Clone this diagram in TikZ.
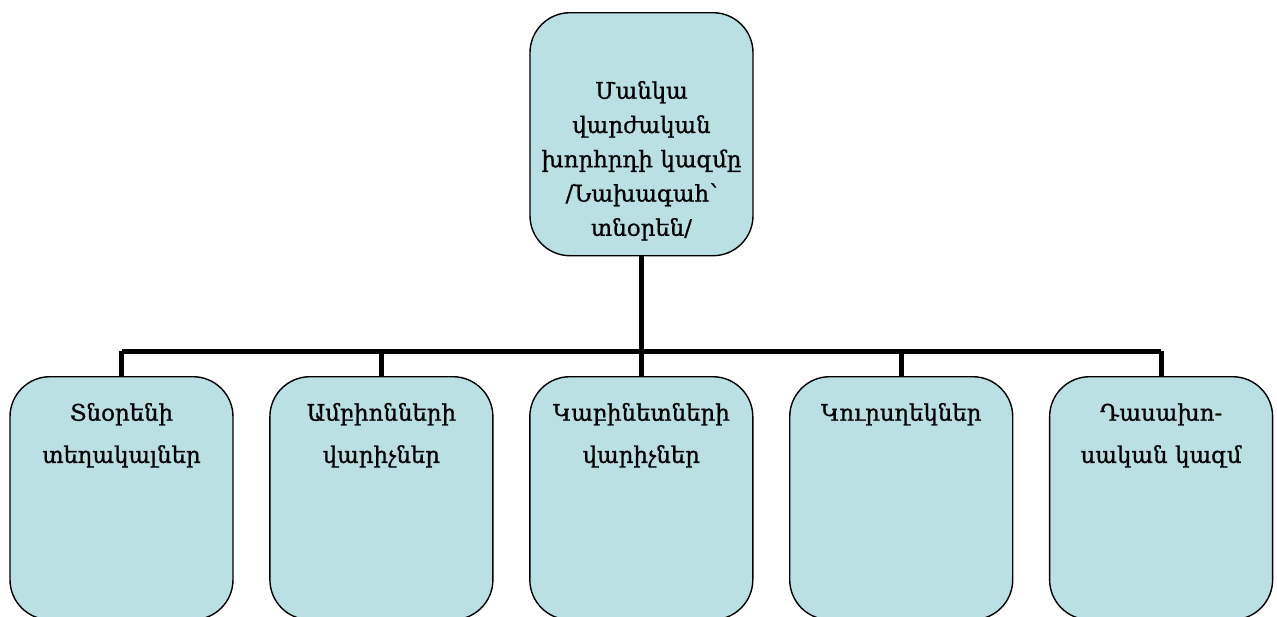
\documentclass[tikz,border=0pt]{standalone}
\usepackage{fontspec}
\setmainfont{DejaVu Serif}[FakeBold=1]
\usetikzlibrary{positioning}
\definecolor{boxfill}{HTML}{BBE0E3}
\tikzset{
    box/.style={draw, line width=0.8pt, rounded corners=0.8cm, fill=boxfill,
        anchor=north, align=center, inner sep=0pt, text width=4.46cm,
        text height=0.88cm, text depth=3.98cm,
        font=\fontsize{13}{24}\selectfont},
    headbox/.style={box, text height=1.72cm, text depth=3.14cm,
        font=\fontsize{13}{19.5}\selectfont},
    bus/.style={line width=2.8pt}
}

\begin{document}
\begin{tikzpicture}
    \useasboundingbox (0,0) rectangle (25.54,-12.32);
    % council and its members
    \node[headbox] (head) at (12.83,-0.24) {Մանկա\\վարժական\\խորհրդի կազմը\\/Նախագահ՝\\տնօրեն/};
    \node[box] (b1) at (2.43,-7.52) {Տնօրենի\\տեղակալներ};
    \node[box] (b2) [right=0.71cm of b1] {Ամբիոնների\\վարիչներ};
    \node[box] (b3) [right=0.71cm of b2] {Կաբինետների\\վարիչներ};
    \node[box] (b4) [right=0.71cm of b3] {Կուրսղեկներ};
    \node[box] (b5) [right=0.71cm of b4] {Դասախո-\\սական կազմ};
    % connectors
    \path (head.south) ++(0,-1.9) coordinate (hub);
    \draw[bus] (head.south) -- (hub);
    \draw[bus] (hub -| b1.north) -- (hub -| b5.north);
    \foreach \b in {b1,b2,b3,b4,b5}
        \draw[bus] (hub -| \b.north) -- (\b.north);
\end{tikzpicture}
\end{document}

[Directive]
Skip the pictures, then retype every line above exactly.

[Solution to the exercise]
Clone this diagram in TikZ.
\documentclass[tikz,border=0pt]{standalone}
\usepackage{fontspec}
\setmainfont{DejaVu Serif}[FakeBold=1]
\usetikzlibrary{positioning}
\definecolor{boxfill}{HTML}{BBE0E3}
\tikzset{
    box/.style={draw, line width=0.8pt, rounded corners=0.8cm, fill=boxfill,
        anchor=north, align=center, inner sep=0pt, text width=4.46cm,
        text height=0.88cm, text depth=3.98cm,
        font=\fontsize{13}{24}\selectfont},
    headbox/.style={box, text height=1.72cm, text depth=3.14cm,
        font=\fontsize{13}{19.5}\selectfont},
    bus/.style={line width=2.8pt}
}

\begin{document}
\begin{tikzpicture}
    \useasboundingbox (0,0) rectangle (25.54,-12.32);
    % council and its members
    \node[headbox] (head) at (12.83,-0.24) {Մանկա\\վարժական\\խորհրդի կազմը\\/Նախագահ՝\\տնօրեն/};
    \node[box] (b1) at (2.43,-7.52) {Տնօրենի\\տեղակալներ};
    \node[box] (b2) [right=0.71cm of b1] {Ամբիոնների\\վարիչներ};
    \node[box] (b3) [right=0.71cm of b2] {Կաբինետների\\վարիչներ};
    \node[box] (b4) [right=0.71cm of b3] {Կուրսղեկներ};
    \node[box] (b5) [right=0.71cm of b4] {Դասախո-\\սական կազմ};
    % connectors
    \path (head.south) ++(0,-1.9) coordinate (hub);
    \draw[bus] (head.south) -- (hub);
    \draw[bus] (hub -| b1.north) -- (hub -| b5.north);
    \foreach \b in {b1,b2,b3,b4,b5}
        \draw[bus] (hub -| \b.north) -- (\b.north);
\end{tikzpicture}
\end{document}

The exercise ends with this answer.